- _Supplied records_

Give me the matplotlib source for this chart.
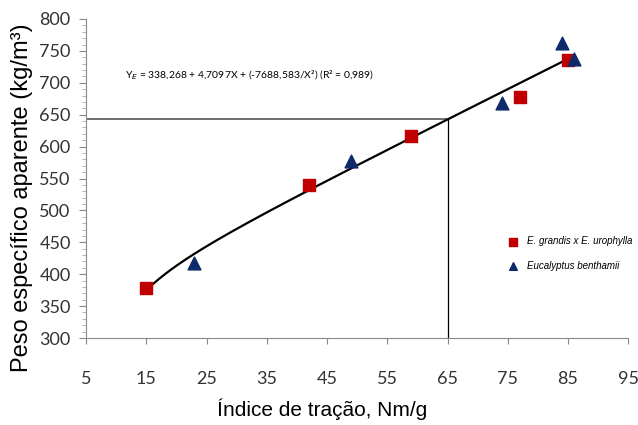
import matplotlib
matplotlib.use('Agg')
import matplotlib.pyplot as plt
import numpy as np
from matplotlib.ticker import MultipleLocator

# data
x_grandis = [15, 42, 59, 77, 85]
y_grandis = [379, 540, 616, 678, 735]
x_benth = [23, 49, 74, 84, 86]
y_benth = [418, 577, 668, 762, 737]

# fitted equation shown on the chart
b0, b1, b2 = 338.268, 4.7097, -7688.583
x_ref = 65

fig = plt.figure(figsize=(6.38, 4.25), dpi=100)
ax = fig.add_axes([0.1348, 0.2047, 0.850, 0.7506])

xf = np.linspace(16, 85, 200)
yf = b0 + b1 * xf + b2 / xf**2
ax.plot(xf, yf, color='black', lw=1.6, zorder=2)

y_ref = b0 + b1 * x_ref + b2 / x_ref**2
ax.plot([5, x_ref], [y_ref, y_ref], color='#555555', lw=1.2, zorder=1)
ax.plot([x_ref, x_ref], [300, y_ref], color='black', lw=0.9, zorder=1)

ax.scatter(x_grandis, y_grandis, marker='s', s=85, color='#c00000', zorder=3,
           label='E. grandis x E. urophylla')
ax.scatter(x_benth, y_benth, marker='^', s=85, color='#0d2a6b', zorder=3,
           label='Eucalyptus benthamii')

ax.set_xlim(5, 95)
ax.set_ylim(300, 800)
ax.set_xticks(np.arange(5, 96, 10))
ax.set_yticks(np.arange(300, 801, 50))
ax.yaxis.set_minor_locator(MultipleLocator(10))

for s in ['top', 'right']:
    ax.spines[s].set_visible(False)
for s in ['left', 'bottom']:
    ax.spines[s].set_color('#888888')

ax.tick_params(axis='y', which='major', length=5, color='#888888', labelsize=13, pad=6)
ax.tick_params(axis='y', which='minor', length=3, color='#aaaaaa')
ax.tick_params(axis='x', which='major', length=4, color='#888888', labelsize=13, pad=20)
for t in ax.get_xticklabels() + ax.get_yticklabels():
    t.set_family(['Lato', 'DejaVu Sans'])
    t.set_color('#333333')

ax.set_ylabel('Peso específico aparente (kg/m³)', fontsize=17,
              family=['Liberation Sans', 'DejaVu Sans'])
ax.yaxis.set_label_coords(-0.097, 0.44)
ax.set_xlabel('Índice de tração, Nm/g', fontsize=15,
              family=['Liberation Sans', 'DejaVu Sans'])
ax.xaxis.set_label_coords(0.435, -0.19)

ax.text(0.196, 0.815, 'Y$_E$ = 338,268 + 4,7097X + (-7688,583/X²) (R² = 0,989)',
        transform=fig.transFigure, fontsize=7.5, family=['Lato', 'DejaVu Sans'])

fig.legend(loc='upper left', bbox_to_anchor=(0.775, 0.465), frameon=False,
           prop={'style': 'italic', 'size': 7, 'family': ['Liberation Sans', 'DejaVu Sans']},
           markerscale=0.6, handletextpad=0.4, labelspacing=1.5)

fig.savefig('out.png', dpi=100)
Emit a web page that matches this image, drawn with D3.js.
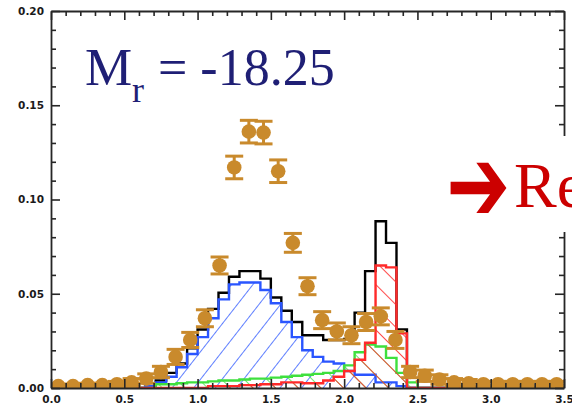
<!DOCTYPE html>
<html>
<head>
<meta charset="utf-8">
<script src="https://cdn.jsdelivr.net/npm/d3@7"></script>
<style>
  html, body { margin: 0; padding: 0; background: #fff; }
  svg { display: block; }
</style>
</head>
<body>
<svg id="chart" width="572" height="414"></svg>
<script>
// ---------------- DATA ----------------
const xDomain = [0, 3.5];
const yDomain = [0, 0.2];
const xMajorTicks = [0, 0.5, 1.0, 1.5, 2.0, 2.5, 3.0, 3.5];
const xTickLabels = ["0.0", "0.5", "1.0", "1.5", "2.0", "2.5", "3.0", "3.5"];
const yMajorTicks = [0, 0.05, 0.10, 0.15, 0.20];
const yTickLabels = ["0.00", "0.05", "0.10", "0.15", "0.20"];

// histogram bins: 49 bins of width 1/14 from 0 to 3.5
const binWidth = 1 / 14;
const binCount = 49;

const totalHist = [0,0,0,0,0,0,0,0,0,0.001,0.004,0.008,0.013,0.021,0.031,0.042,0.0505,0.059,0.062,0.062,0.058,0.048,0.041,0.035,0.028,0.028,0.0255,0.0255,0.026,0.040,0.062,0.0885,0.077,0.031,0,0,0,0,0,0,0,0,0,0,0,0,0,0,0];
const blueHist  = [0,0,0,0,0,0,0,0,0,0.001,0.003,0.006,0.011,0.018,0.027,0.037,0.047,0.055,0.056,0.056,0.052,0.045,0.035,0.027,0.020,0.0165,0.014,0.013,0.009,0.007,0.007,0.003,0.003,0.001,0,0,0,0,0,0,0,0,0,0,0,0,0,0,0];
const greenHist = [0,0,0,0,0,0,0,0,0,0,0.002,0.002,0.0025,0.003,0.003,0.0035,0.004,0.004,0.0045,0.005,0.005,0.0055,0.006,0.0065,0.007,0.0075,0.008,0.009,0.012,0.019,0.023,0.022,0.016,0.008,0.003,0,0,0,0,0,0,0,0,0,0,0,0,0,0];
const redHist   = [0,0,0,0,0,0,0,0,0,0,0,0,0,0,0,0.001,0.001,0.001,0.0015,0.0015,0.002,0.002,0.003,0.003,0.0025,0.0025,0.004,0.006,0.009,0.015,0.024,0.065,0.064,0.029,0,0,0,0,0,0,0,0,0,0,0,0,0,0,0];

// observed points with error bars
const pointX = [0.05,0.15,0.25,0.35,0.45,0.55,0.65,0.75,0.85,0.95,1.05,1.15,1.25,1.35,1.45,1.55,1.65,1.75,1.85,1.95,2.05,2.15,2.25,2.35,2.45,2.55,2.65,2.75,2.85,2.95,3.05,3.15,3.25,3.35,3.45];
const pointY = [0.001,0.001,0.0015,0.0015,0.002,0.003,0.005,0.0085,0.0165,0.0255,0.037,0.065,0.117,0.136,0.1355,0.115,0.077,0.054,0.036,0.030,0.028,0.035,0.038,0.0255,0.0085,0.0065,0.0045,0.003,0.0025,0.002,0.002,0.002,0.002,0.002,0.002];
const pointErr = [0.001,0.001,0.001,0.001,0.0015,0.002,0.0025,0.003,0.004,0.004,0.0045,0.0045,0.006,0.006,0.006,0.006,0.005,0.0045,0.0045,0.0045,0.0045,0.0045,0.0045,0.0045,0.003,0.003,0.0025,0.002,0.002,0.0015,0.0015,0.0015,0.0015,0.0015,0.0015];

const titleText = { main: "M", sub: "r", rest: "= -18.25" };
const arrowText = "\u2794";
const redText = "Re";

// ---------------- CHART ----------------
const svg = d3.select("#chart");
const x = d3.scaleLinear().domain(xDomain).range([51, 564]);
const y = d3.scaleLinear().domain(yDomain).range([388, 11]);

const defs = svg.append("defs");
defs.append("clipPath").attr("id", "plotClip")
  .append("rect").attr("x", 51).attr("y", 11).attr("width", 513).attr("height", 377);

function hatch(id, color, spacing, angle, width) {
  const p = defs.append("pattern").attr("id", id)
    .attr("patternUnits", "userSpaceOnUse")
    .attr("width", spacing).attr("height", spacing)
    .attr("patternTransform", `rotate(${angle})`);
  p.append("line").attr("x1", 0).attr("y1", -2).attr("x2", 0).attr("y2", spacing + 2)
    .attr("stroke", color).attr("stroke-width", width);
}
hatch("hBlue", "#2a55ff", 17, 38, 1.5);
hatch("hGreen", "#3ee03e", 16, -45, 1.5);
hatch("hRed", "#ff2a2a", 16, -45, 1.7);

const plot = svg.append("g").attr("clip-path", "url(#plotClip)");

function histPoints(vals) {
  const pts = vals.map((v, k) => ({ x: k * binWidth, v }));
  pts.push({ x: binCount * binWidth, v: vals[vals.length - 1] });
  return pts;
}
const stepLine = d3.line().x(d => x(d.x)).y(d => y(d.v)).curve(d3.curveStepAfter);
const stepArea = d3.area().x(d => x(d.x)).y0(y(0)).y1(d => y(d.v)).curve(d3.curveStepAfter);

const hists = [
  { vals: totalHist, color: "#000000", fill: null },
  { vals: blueHist, color: "#2a55ff", fill: "url(#hBlue)" },
  { vals: greenHist, color: "#3ee03e", fill: "url(#hGreen)" },
  { vals: redHist, color: "#ff2a2a", fill: "url(#hRed)" }
];
hists.forEach(h => {
  const pts = histPoints(h.vals);
  if (h.fill) plot.append("path").attr("d", stepArea(pts)).attr("fill", h.fill).attr("stroke", "none");
  plot.append("path").attr("d", stepLine(pts)).attr("fill", "none")
    .attr("stroke", h.color).attr("stroke-width", 2.4).attr("stroke-linejoin", "miter");
});

// points with error bars
const ptColor = "#c98a2c";
const pts = pointX.map((px, i) => ({ x: px, v: pointY[i], e: pointErr[i] }));
const pg = plot.append("g").selectAll("g").data(pts).join("g");
pg.append("line")
  .attr("x1", d => x(d.x)).attr("x2", d => x(d.x))
  .attr("y1", d => y(d.v - d.e)).attr("y2", d => y(d.v + d.e))
  .attr("stroke", ptColor).attr("stroke-width", 3);
pg.append("line")
  .attr("x1", d => x(d.x) - 9).attr("x2", d => x(d.x) + 9)
  .attr("y1", d => y(d.v + d.e)).attr("y2", d => y(d.v + d.e))
  .attr("stroke", ptColor).attr("stroke-width", 3);
pg.append("line")
  .attr("x1", d => x(d.x) - 9).attr("x2", d => x(d.x) + 9)
  .attr("y1", d => y(d.v - d.e)).attr("y2", d => y(d.v - d.e))
  .attr("stroke", ptColor).attr("stroke-width", 3);
pg.append("circle")
  .attr("cx", d => x(d.x)).attr("cy", d => y(d.v)).attr("r", 7.3)
  .attr("fill", ptColor);

// ---------------- AXES ----------------
const axisColor = "#262626";
const xMinor = d3.range(0, 36).map(i => i / 10).filter(v => Math.abs(v * 2 - Math.round(v * 2)) > 1e-6);
const yMinor = d3.range(0, 21).map(i => i / 100).filter(v => Math.abs(v * 20 - Math.round(v * 20)) > 1e-6);

function styleAxis(g) {
  g.select(".domain").attr("stroke", axisColor).attr("stroke-width", 1.8);
  g.selectAll(".tick line").attr("stroke", axisColor).attr("stroke-width", 1.6);
  g.selectAll(".tick text")
    .attr("fill", "#1a1a1a")
    .style("font-family", "'DejaVu Sans', sans-serif")
    .style("font-weight", "bold")
    .style("font-size", "10.5px");
}

// bottom
svg.append("g").attr("transform", `translate(0,${y(0)})`)
  .call(d3.axisBottom(x).tickValues(xMajorTicks).tickSize(-9).tickPadding(8)
    .tickFormat((d, i) => xTickLabels[i]).tickSizeOuter(0))
  .call(styleAxis);
svg.append("g").attr("transform", `translate(0,${y(0)})`)
  .call(d3.axisBottom(x).tickValues(xMinor).tickSize(-5).tickFormat("").tickSizeOuter(0))
  .call(styleAxis).select(".domain").remove();
// top
svg.append("g").attr("transform", `translate(0,${y(0.2)})`)
  .call(d3.axisTop(x).tickValues(xMajorTicks).tickSize(-9).tickFormat("").tickSizeOuter(0))
  .call(styleAxis);
svg.append("g").attr("transform", `translate(0,${y(0.2)})`)
  .call(d3.axisTop(x).tickValues(xMinor).tickSize(-5).tickFormat("").tickSizeOuter(0))
  .call(styleAxis).select(".domain").remove();
// left
svg.append("g").attr("transform", `translate(${x(0)},0)`)
  .call(d3.axisLeft(y).tickValues(yMajorTicks).tickSize(-9).tickPadding(7)
    .tickFormat((d, i) => yTickLabels[i]).tickSizeOuter(0))
  .call(styleAxis);
svg.append("g").attr("transform", `translate(${x(0)},0)`)
  .call(d3.axisLeft(y).tickValues(yMinor).tickSize(-5).tickFormat("").tickSizeOuter(0))
  .call(styleAxis).select(".domain").remove();
// right
svg.append("g").attr("transform", `translate(${x(3.5)},0)`)
  .call(d3.axisRight(y).tickValues(yMajorTicks).tickSize(-9).tickFormat("").tickSizeOuter(0))
  .call(styleAxis);
svg.append("g").attr("transform", `translate(${x(3.5)},0)`)
  .call(d3.axisRight(y).tickValues(yMinor).tickSize(-5).tickFormat("").tickSizeOuter(0))
  .call(styleAxis).select(".domain").remove();

// ---------------- OVERLAY TEXT ----------------
const t = svg.append("text")
  .attr("fill", "#1f1f75")
  .style("font-family", "'Liberation Serif', 'Times New Roman', serif");
t.append("tspan").attr("x", 85).attr("y", 85).style("font-size", "53px").text(titleText.main);
t.append("tspan").attr("x", 132).attr("y", 102).style("font-size", "36px").text(titleText.sub);
t.append("tspan").attr("x", 158).attr("y", 85).style("font-size", "52px").text(titleText.rest);

svg.append("rect").attr("x", 427).attr("y", 136).attr("width", 145).attr("height", 96).attr("fill", "#ffffff");
svg.append("text")
  .attr("transform", "translate(450,186) scale(1.23,1.7)")
  .attr("x", -3).attr("y", 20.5)
  .attr("fill", "#cc0000")
  .style("font-family", "'DejaVu Sans', sans-serif").style("font-size", "62px")
  .text(arrowText);
svg.append("text").attr("x", 514).attr("y", 207)
  .attr("fill", "#cc0000")
  .style("font-family", "'Liberation Serif', 'Times New Roman', serif").style("font-size", "64px")
  .text(redText);
</script>
</body>
</html>
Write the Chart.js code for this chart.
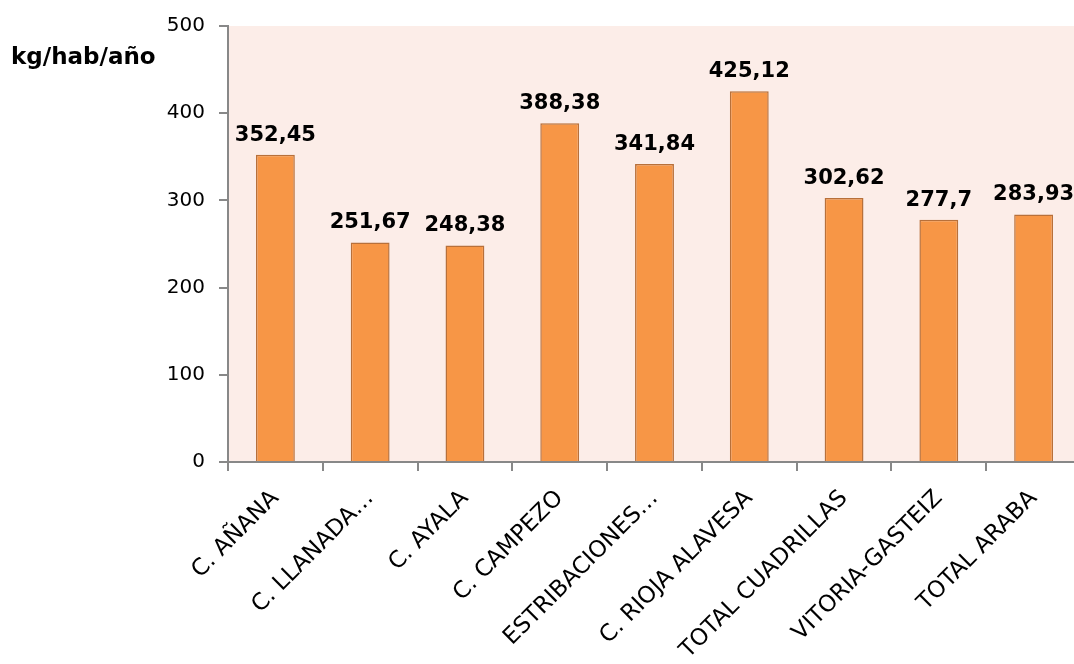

- _Exercise details_
From the opening line of the listing above through the line bearing "ax.spines[s].set_color('#888888')", repeat each line exactly. Drop every picture.

- _Final answer_
Give me the matplotlib source for this chart.
import matplotlib
matplotlib.use('Agg')
import matplotlib.pyplot as plt
import numpy as np
from matplotlib.ticker import MultipleLocator

# data
x_grandis = [15, 42, 59, 77, 85]
y_grandis = [379, 540, 616, 678, 735]
x_benth = [23, 49, 74, 84, 86]
y_benth = [418, 577, 668, 762, 737]

# fitted equation shown on the chart
b0, b1, b2 = 338.268, 4.7097, -7688.583
x_ref = 65

fig = plt.figure(figsize=(6.38, 4.25), dpi=100)
ax = fig.add_axes([0.1348, 0.2047, 0.850, 0.7506])

xf = np.linspace(16, 85, 200)
yf = b0 + b1 * xf + b2 / xf**2
ax.plot(xf, yf, color='black', lw=1.6, zorder=2)

y_ref = b0 + b1 * x_ref + b2 / x_ref**2
ax.plot([5, x_ref], [y_ref, y_ref], color='#555555', lw=1.2, zorder=1)
ax.plot([x_ref, x_ref], [300, y_ref], color='black', lw=0.9, zorder=1)

ax.scatter(x_grandis, y_grandis, marker='s', s=85, color='#c00000', zorder=3,
           label='E. grandis x E. urophylla')
ax.scatter(x_benth, y_benth, marker='^', s=85, color='#0d2a6b', zorder=3,
           label='Eucalyptus benthamii')

ax.set_xlim(5, 95)
ax.set_ylim(300, 800)
ax.set_xticks(np.arange(5, 96, 10))
ax.set_yticks(np.arange(300, 801, 50))
ax.yaxis.set_minor_locator(MultipleLocator(10))

for s in ['top', 'right']:
    ax.spines[s].set_visible(False)
for s in ['left', 'bottom']:
    ax.spines[s].set_color('#888888')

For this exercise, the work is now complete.